### DATASET CONTENT:
────
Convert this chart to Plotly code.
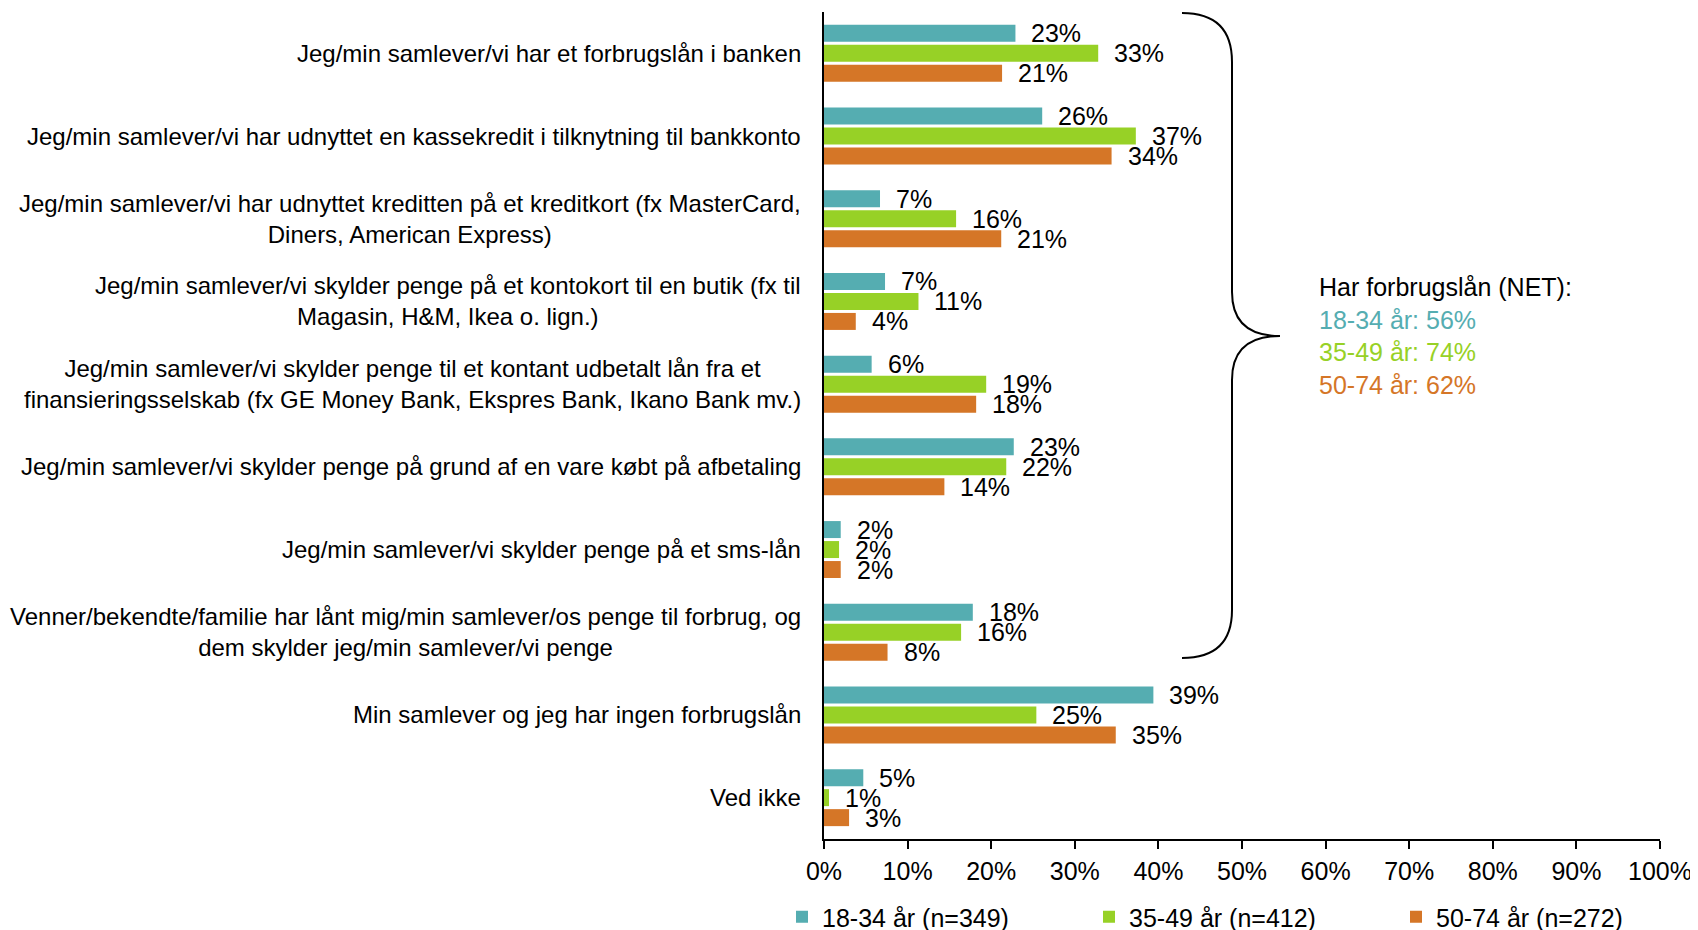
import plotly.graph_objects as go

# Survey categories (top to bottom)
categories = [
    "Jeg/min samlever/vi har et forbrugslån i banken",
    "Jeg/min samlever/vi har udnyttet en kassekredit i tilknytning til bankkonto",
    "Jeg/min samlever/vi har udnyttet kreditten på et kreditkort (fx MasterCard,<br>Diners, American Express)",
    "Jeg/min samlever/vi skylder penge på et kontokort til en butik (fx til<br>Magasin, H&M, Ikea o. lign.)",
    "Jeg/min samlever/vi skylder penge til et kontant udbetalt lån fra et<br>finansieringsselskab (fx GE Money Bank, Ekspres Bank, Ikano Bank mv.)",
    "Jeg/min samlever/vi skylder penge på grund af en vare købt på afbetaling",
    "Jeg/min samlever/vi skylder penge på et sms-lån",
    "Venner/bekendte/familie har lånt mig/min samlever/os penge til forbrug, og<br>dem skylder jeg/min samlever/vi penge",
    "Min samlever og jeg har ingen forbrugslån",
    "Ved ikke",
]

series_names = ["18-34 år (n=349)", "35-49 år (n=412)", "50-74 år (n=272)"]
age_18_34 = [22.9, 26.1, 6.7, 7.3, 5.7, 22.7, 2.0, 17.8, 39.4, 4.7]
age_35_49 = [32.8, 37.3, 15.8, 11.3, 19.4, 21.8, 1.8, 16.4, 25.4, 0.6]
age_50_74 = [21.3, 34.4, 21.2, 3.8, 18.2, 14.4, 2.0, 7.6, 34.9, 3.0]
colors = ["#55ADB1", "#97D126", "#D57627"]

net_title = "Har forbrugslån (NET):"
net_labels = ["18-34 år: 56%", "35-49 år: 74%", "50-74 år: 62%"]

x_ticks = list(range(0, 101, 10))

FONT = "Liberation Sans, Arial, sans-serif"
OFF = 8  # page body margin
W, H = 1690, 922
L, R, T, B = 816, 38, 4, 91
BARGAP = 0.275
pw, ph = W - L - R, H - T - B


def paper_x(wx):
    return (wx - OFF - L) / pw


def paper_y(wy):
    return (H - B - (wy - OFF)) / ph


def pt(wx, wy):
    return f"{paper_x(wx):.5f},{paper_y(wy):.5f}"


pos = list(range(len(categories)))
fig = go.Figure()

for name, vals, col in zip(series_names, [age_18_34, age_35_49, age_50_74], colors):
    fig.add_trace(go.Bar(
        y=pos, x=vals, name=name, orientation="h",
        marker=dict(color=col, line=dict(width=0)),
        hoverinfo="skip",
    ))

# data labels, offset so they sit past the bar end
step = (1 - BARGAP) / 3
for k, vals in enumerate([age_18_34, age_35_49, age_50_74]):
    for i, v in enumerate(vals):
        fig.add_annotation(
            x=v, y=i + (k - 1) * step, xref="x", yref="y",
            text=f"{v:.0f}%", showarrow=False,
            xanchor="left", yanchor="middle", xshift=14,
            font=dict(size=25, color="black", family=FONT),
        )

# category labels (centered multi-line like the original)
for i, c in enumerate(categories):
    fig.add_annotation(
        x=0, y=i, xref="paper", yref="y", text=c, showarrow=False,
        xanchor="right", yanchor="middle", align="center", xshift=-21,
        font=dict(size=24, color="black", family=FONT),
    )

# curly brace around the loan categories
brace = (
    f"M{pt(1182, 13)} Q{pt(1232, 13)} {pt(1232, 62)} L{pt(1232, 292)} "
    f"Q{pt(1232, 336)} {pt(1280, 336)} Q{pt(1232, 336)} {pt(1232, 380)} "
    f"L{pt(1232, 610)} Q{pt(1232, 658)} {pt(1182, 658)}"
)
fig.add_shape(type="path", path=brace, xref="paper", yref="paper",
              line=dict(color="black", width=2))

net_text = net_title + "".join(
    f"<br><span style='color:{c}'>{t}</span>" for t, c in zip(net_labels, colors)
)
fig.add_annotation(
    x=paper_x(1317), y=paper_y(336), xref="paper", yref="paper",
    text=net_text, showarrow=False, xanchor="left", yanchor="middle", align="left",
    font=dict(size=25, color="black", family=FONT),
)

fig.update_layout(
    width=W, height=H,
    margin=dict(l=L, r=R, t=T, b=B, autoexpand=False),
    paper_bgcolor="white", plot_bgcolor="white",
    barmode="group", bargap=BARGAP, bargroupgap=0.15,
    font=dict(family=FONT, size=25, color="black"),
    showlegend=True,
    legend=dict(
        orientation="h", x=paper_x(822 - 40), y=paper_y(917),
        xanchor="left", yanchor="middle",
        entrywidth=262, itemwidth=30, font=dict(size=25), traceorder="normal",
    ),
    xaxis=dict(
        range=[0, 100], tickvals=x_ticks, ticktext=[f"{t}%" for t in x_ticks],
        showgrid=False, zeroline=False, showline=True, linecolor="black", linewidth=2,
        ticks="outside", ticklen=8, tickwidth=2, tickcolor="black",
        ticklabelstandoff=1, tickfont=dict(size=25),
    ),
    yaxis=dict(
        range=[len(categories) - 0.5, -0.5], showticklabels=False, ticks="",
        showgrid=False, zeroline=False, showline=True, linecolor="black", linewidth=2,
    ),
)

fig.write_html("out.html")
────
### TASK OBJECTIVE:
Word for word, quote the lines above. Omit the pictures.

### RIGHT ANSWER:
Convert this chart to Plotly code.
import plotly.graph_objects as go

# Survey categories (top to bottom)
categories = [
    "Jeg/min samlever/vi har et forbrugslån i banken",
    "Jeg/min samlever/vi har udnyttet en kassekredit i tilknytning til bankkonto",
    "Jeg/min samlever/vi har udnyttet kreditten på et kreditkort (fx MasterCard,<br>Diners, American Express)",
    "Jeg/min samlever/vi skylder penge på et kontokort til en butik (fx til<br>Magasin, H&M, Ikea o. lign.)",
    "Jeg/min samlever/vi skylder penge til et kontant udbetalt lån fra et<br>finansieringsselskab (fx GE Money Bank, Ekspres Bank, Ikano Bank mv.)",
    "Jeg/min samlever/vi skylder penge på grund af en vare købt på afbetaling",
    "Jeg/min samlever/vi skylder penge på et sms-lån",
    "Venner/bekendte/familie har lånt mig/min samlever/os penge til forbrug, og<br>dem skylder jeg/min samlever/vi penge",
    "Min samlever og jeg har ingen forbrugslån",
    "Ved ikke",
]

series_names = ["18-34 år (n=349)", "35-49 år (n=412)", "50-74 år (n=272)"]
age_18_34 = [22.9, 26.1, 6.7, 7.3, 5.7, 22.7, 2.0, 17.8, 39.4, 4.7]
age_35_49 = [32.8, 37.3, 15.8, 11.3, 19.4, 21.8, 1.8, 16.4, 25.4, 0.6]
age_50_74 = [21.3, 34.4, 21.2, 3.8, 18.2, 14.4, 2.0, 7.6, 34.9, 3.0]
colors = ["#55ADB1", "#97D126", "#D57627"]

net_title = "Har forbrugslån (NET):"
net_labels = ["18-34 år: 56%", "35-49 år: 74%", "50-74 år: 62%"]

x_ticks = list(range(0, 101, 10))

FONT = "Liberation Sans, Arial, sans-serif"
OFF = 8  # page body margin
W, H = 1690, 922
L, R, T, B = 816, 38, 4, 91
BARGAP = 0.275
pw, ph = W - L - R, H - T - B


def paper_x(wx):
    return (wx - OFF - L) / pw


def paper_y(wy):
    return (H - B - (wy - OFF)) / ph


def pt(wx, wy):
    return f"{paper_x(wx):.5f},{paper_y(wy):.5f}"


pos = list(range(len(categories)))
fig = go.Figure()

for name, vals, col in zip(series_names, [age_18_34, age_35_49, age_50_74], colors):
    fig.add_trace(go.Bar(
        y=pos, x=vals, name=name, orientation="h",
        marker=dict(color=col, line=dict(width=0)),
        hoverinfo="skip",
    ))

# data labels, offset so they sit past the bar end
step = (1 - BARGAP) / 3
for k, vals in enumerate([age_18_34, age_35_49, age_50_74]):
    for i, v in enumerate(vals):
        fig.add_annotation(
            x=v, y=i + (k - 1) * step, xref="x", yref="y",
            text=f"{v:.0f}%", showarrow=False,
            xanchor="left", yanchor="middle", xshift=14,
            font=dict(size=25, color="black", family=FONT),
        )

# category labels (centered multi-line like the original)
for i, c in enumerate(categories):
    fig.add_annotation(
        x=0, y=i, xref="paper", yref="y", text=c, showarrow=False,
        xanchor="right", yanchor="middle", align="center", xshift=-21,
        font=dict(size=24, color="black", family=FONT),
    )

# curly brace around the loan categories
brace = (
    f"M{pt(1182, 13)} Q{pt(1232, 13)} {pt(1232, 62)} L{pt(1232, 292)} "
    f"Q{pt(1232, 336)} {pt(1280, 336)} Q{pt(1232, 336)} {pt(1232, 380)} "
    f"L{pt(1232, 610)} Q{pt(1232, 658)} {pt(1182, 658)}"
)
fig.add_shape(type="path", path=brace, xref="paper", yref="paper",
              line=dict(color="black", width=2))

net_text = net_title + "".join(
    f"<br><span style='color:{c}'>{t}</span>" for t, c in zip(net_labels, colors)
)
fig.add_annotation(
    x=paper_x(1317), y=paper_y(336), xref="paper", yref="paper",
    text=net_text, showarrow=False, xanchor="left", yanchor="middle", align="left",
    font=dict(size=25, color="black", family=FONT),
)

fig.update_layout(
    width=W, height=H,
    margin=dict(l=L, r=R, t=T, b=B, autoexpand=False),
    paper_bgcolor="white", plot_bgcolor="white",
    barmode="group", bargap=BARGAP, bargroupgap=0.15,
    font=dict(family=FONT, size=25, color="black"),
    showlegend=True,
    legend=dict(
        orientation="h", x=paper_x(822 - 40), y=paper_y(917),
        xanchor="left", yanchor="middle",
        entrywidth=262, itemwidth=30, font=dict(size=25), traceorder="normal",
    ),
    xaxis=dict(
        range=[0, 100], tickvals=x_ticks, ticktext=[f"{t}%" for t in x_ticks],
        showgrid=False, zeroline=False, showline=True, linecolor="black", linewidth=2,
        ticks="outside", ticklen=8, tickwidth=2, tickcolor="black",
        ticklabelstandoff=1, tickfont=dict(size=25),
    ),
    yaxis=dict(
        range=[len(categories) - 0.5, -0.5], showticklabels=False, ticks="",
        showgrid=False, zeroline=False, showline=True, linecolor="black", linewidth=2,
    ),
)

fig.write_html("out.html")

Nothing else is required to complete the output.